Badrul Hisyam Abdul Manap

Personal information
- Full name: Badrul Hisyam Bin Abdul Manap
- Nationality: Malaysian
- Born: 2 January 1997 (age 29) Kampung Batu Gajah, Merlimau, Melaka

Sport
- Sport: Running
- Event(s): 100 metres, 200 metres, 400 metres, 4 × 100 metres relay, 4 × 400 metres relay

Achievements and titles
- Personal best(s): 100 m: 10.29 s (Bandar Seri Begawan 2015) 200 m: 20.88 s (Arau 2015) 400 m: 47.46 s (Bhubaneswar 2017)

Medal record

= Badrul Hisyam Abdul Manap =

Malaysian competitive runner

Badrul Hisyam bin Abdul Manap (born 2 January 1997) in Kampung Batu Gajah, Merlimau, Melaka is a Malaysian competitive runner, competing in events ranging from 100 m to 400 m. He was the former Malaysian 100 m outdoor record holder with a time of 10.29 seconds. The wind measurement was a tailwind of 1.92 metres a seconds, within the legal limit of 2.0 m/s.

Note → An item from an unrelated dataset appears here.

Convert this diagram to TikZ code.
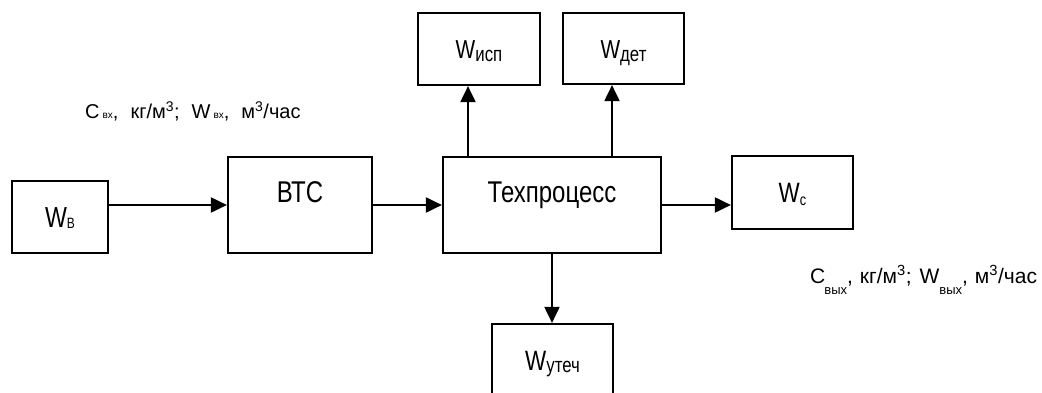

At the age of 18, Badrul won the 100 m, 200 m and the 4 × 100 m relay titles at the 2015 ASEAN School Games. Just before the meet in Brunei, Badrul displayed his potential in October 2015 when he became the country's fastest 200 m runner ever posting 20.88 seconds at the UniMAP Open in Arau, faster than Mani Jegathesan's 1968 record of 20.92s. Unfortunately for Badrul, the time was set with a tailwind exceeding 2.0 m/s and cannot be recognised as a record.

Badrul grew up in Merlimau, Malacca, where he took part in futsal and badminton, before his sprinting prowess was discovered.